**Request:** Retype all of the listing exactly, passing over any picture you find.

**Information given:**
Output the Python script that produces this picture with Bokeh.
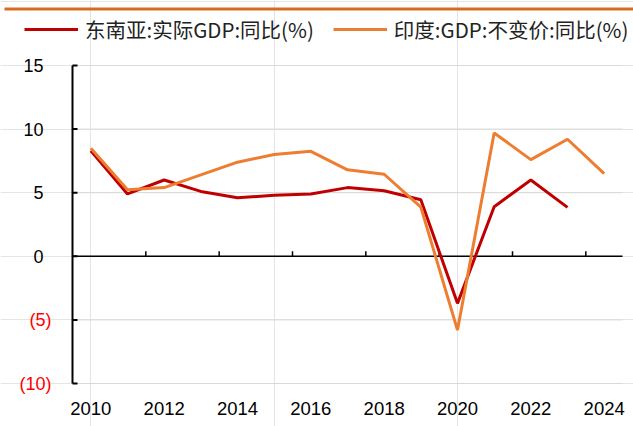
import math
from bokeh.plotting import figure
from bokeh.models import Legend, LegendItem, BoxAnnotation
from bokeh.core.properties import value
from bokeh.embed import file_html
from bokeh.resources import INLINE

years = list(range(2010, 2025))
sea_years = list(range(2010, 2024))
sea_gdp = [8.3, 4.9, 6.0, 5.1, 4.6, 4.8, 4.9, 5.4, 5.15, 4.45, -3.7, 3.9, 6.0, 3.85]
india_gdp = [8.5, 5.24, 5.4, 6.4, 7.4, 8.0, 8.25, 6.8, 6.45, 3.87, -5.8, 9.7, 7.6, 9.2, 6.5]
sea_label = "东南亚:实际GDP:同比(%)"
india_label = "印度:GDP:不变价:同比(%)"
x_labels = [2010, 2012, 2014, 2016, 2018, 2020, 2022, 2024]
y_ticks = [-10, -5, 0, 5, 10, 15]

# layout (pixels)
W, H = 633, 426
PL, PR, PT, PB = 72, 11, 65, 43          # plot-area margins
xl, xr = years[0] - 0.5, years[-1] + 0.5  # category band edges
yb, yt = y_ticks[0], y_ticks[-1]
kx = (W - PL - PR) / (xr - xl)
ky = (H - PT - PB) / (yt - yb)

p = figure(width=W, height=H, output_backend="svg", toolbar_location=None,
           x_range=(xl - PL / kx, xr + PR / kx), y_range=(yb - PB / ky, yt + PT / ky),
           x_axis_location=None, y_axis_location=None,
           min_border=0, min_border_left=0, min_border_right=0,
           min_border_top=0, min_border_bottom=0)
p.outline_line_color = None
p.background_fill_color = "white"
p.border_fill_color = "white"

# top decorative bar (7..10 px from the top)
p.add_layout(BoxAnnotation(bottom=yt + (PT - 10) / ky, top=yt + (PT - 7) / ky,
                           left=xl - (PL - 4) / kx,
                           fill_color="#DA6A22", fill_alpha=1, line_color=None))

# horizontal gridlines
p.segment(x0=[xl] * len(y_ticks), x1=[xr] * len(y_ticks), y0=y_ticks, y1=y_ticks,
          line_color="#D9D9D9", line_width=1)

# y axis line + inward ticks
p.segment(x0=[xl], x1=[xl], y0=[yb], y1=[yt], line_color="black", line_width=2)
p.ray(x=[xl] * len(y_ticks), y=y_ticks, length=5, length_units="screen", angle=0,
      line_color="black", line_width=2)

# y tick labels: negatives in red parentheses
y_text = [str(v) if v >= 0 else "(%d)" % (-v) for v in y_ticks]
y_col = ["black" if v >= 0 else "#FF0000" for v in y_ticks]
y_off = [-29 if v >= 0 else -21 for v in y_ticks]
p.text(x=[xl] * len(y_ticks), y=y_ticks, text=y_text, x_offset=y_off, text_color=y_col,
       text_align="right", text_baseline="middle",
       text_font=value("Liberation Sans"), text_font_size=value("18px"))

# zero line with category-boundary ticks
p.segment(x0=[xl], x1=[xr], y0=[0], y1=[0], line_color="black", line_width=1.5)
bx = [y + 0.5 for y in years if (y - years[0]) % 2 == 1 and y < years[-1]]
p.ray(x=bx, y=[0] * len(bx), length=5, length_units="screen", angle=math.pi / 2,
      line_color="black", line_width=1.5)

# x tick labels
p.text(x=x_labels, y=[yb] * len(x_labels), text=[str(v) for v in x_labels], y_offset=25,
       text_align="center", text_baseline="middle", text_color="black",
       text_font=value("Liberation Sans"), text_font_size=value("18.5px"))

# series
r1 = p.line(sea_years, sea_gdp, line_color="#C00000", line_width=3)
r2 = p.line(years, india_gdp, line_color="#ED7D31", line_width=3)

legend = Legend(items=[LegendItem(label=sea_label, renderers=[r1]),
                       LegendItem(label=india_label, renderers=[r2])],
                orientation="horizontal", location=(24, H - 44),
                label_text_font="Noto Sans CJK SC", label_text_font_size="20.5px",
                label_text_color="#222222",
                glyph_width=54, glyph_height=22, label_height=22, label_standoff=7, spacing=19,
                padding=0, margin=0, border_line_color=None, background_fill_alpha=0)
p.add_layout(legend, "center")

open("out.html", "w").write(file_html(p, INLINE))
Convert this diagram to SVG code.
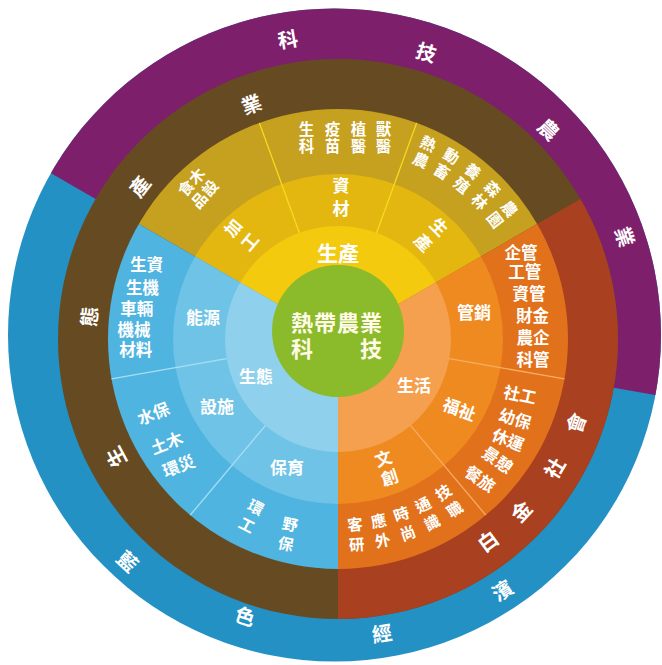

**Exercise solution:**
Output the Python script that produces this picture with Bokeh.
import math
from bokeh.plotting import figure
from bokeh.models import Legend, LegendItem, BoxAnnotation
from bokeh.core.properties import value
from bokeh.embed import file_html
from bokeh.resources import INLINE

years = list(range(2010, 2025))
sea_years = list(range(2010, 2024))
sea_gdp = [8.3, 4.9, 6.0, 5.1, 4.6, 4.8, 4.9, 5.4, 5.15, 4.45, -3.7, 3.9, 6.0, 3.85]
india_gdp = [8.5, 5.24, 5.4, 6.4, 7.4, 8.0, 8.25, 6.8, 6.45, 3.87, -5.8, 9.7, 7.6, 9.2, 6.5]
sea_label = "东南亚:实际GDP:同比(%)"
india_label = "印度:GDP:不变价:同比(%)"
x_labels = [2010, 2012, 2014, 2016, 2018, 2020, 2022, 2024]
y_ticks = [-10, -5, 0, 5, 10, 15]

# layout (pixels)
W, H = 633, 426
PL, PR, PT, PB = 72, 11, 65, 43          # plot-area margins
xl, xr = years[0] - 0.5, years[-1] + 0.5  # category band edges
yb, yt = y_ticks[0], y_ticks[-1]
kx = (W - PL - PR) / (xr - xl)
ky = (H - PT - PB) / (yt - yb)

p = figure(width=W, height=H, output_backend="svg", toolbar_location=None,
           x_range=(xl - PL / kx, xr + PR / kx), y_range=(yb - PB / ky, yt + PT / ky),
           x_axis_location=None, y_axis_location=None,
           min_border=0, min_border_left=0, min_border_right=0,
           min_border_top=0, min_border_bottom=0)
p.outline_line_color = None
p.background_fill_color = "white"
p.border_fill_color = "white"

# top decorative bar (7..10 px from the top)
p.add_layout(BoxAnnotation(bottom=yt + (PT - 10) / ky, top=yt + (PT - 7) / ky,
                           left=xl - (PL - 4) / kx,
                           fill_color="#DA6A22", fill_alpha=1, line_color=None))

# horizontal gridlines
p.segment(x0=[xl] * len(y_ticks), x1=[xr] * len(y_ticks), y0=y_ticks, y1=y_ticks,
          line_color="#D9D9D9", line_width=1)

# y axis line + inward ticks
p.segment(x0=[xl], x1=[xl], y0=[yb], y1=[yt], line_color="black", line_width=2)
p.ray(x=[xl] * len(y_ticks), y=y_ticks, length=5, length_units="screen", angle=0,
      line_color="black", line_width=2)

# y tick labels: negatives in red parentheses
y_text = [str(v) if v >= 0 else "(%d)" % (-v) for v in y_ticks]
y_col = ["black" if v >= 0 else "#FF0000" for v in y_ticks]
y_off = [-29 if v >= 0 else -21 for v in y_ticks]
p.text(x=[xl] * len(y_ticks), y=y_ticks, text=y_text, x_offset=y_off, text_color=y_col,
       text_align="right", text_baseline="middle",
       text_font=value("Liberation Sans"), text_font_size=value("18px"))

# zero line with category-boundary ticks
p.segment(x0=[xl], x1=[xr], y0=[0], y1=[0], line_color="black", line_width=1.5)
bx = [y + 0.5 for y in years if (y - years[0]) % 2 == 1 and y < years[-1]]
p.ray(x=bx, y=[0] * len(bx), length=5, length_units="screen", angle=math.pi / 2,
      line_color="black", line_width=1.5)

# x tick labels
p.text(x=x_labels, y=[yb] * len(x_labels), text=[str(v) for v in x_labels], y_offset=25,
       text_align="center", text_baseline="middle", text_color="black",
       text_font=value("Liberation Sans"), text_font_size=value("18.5px"))

# series
r1 = p.line(sea_years, sea_gdp, line_color="#C00000", line_width=3)
r2 = p.line(years, india_gdp, line_color="#ED7D31", line_width=3)

legend = Legend(items=[LegendItem(label=sea_label, renderers=[r1]),
                       LegendItem(label=india_label, renderers=[r2])],
                orientation="horizontal", location=(24, H - 44),
                label_text_font="Noto Sans CJK SC", label_text_font_size="20.5px",
                label_text_color="#222222",
                glyph_width=54, glyph_height=22, label_height=22, label_standoff=7, spacing=19,
                padding=0, margin=0, border_line_color=None, background_fill_alpha=0)
p.add_layout(legend, "center")

open("out.html", "w").write(file_html(p, INLINE))
Convert this diagram to SVG code.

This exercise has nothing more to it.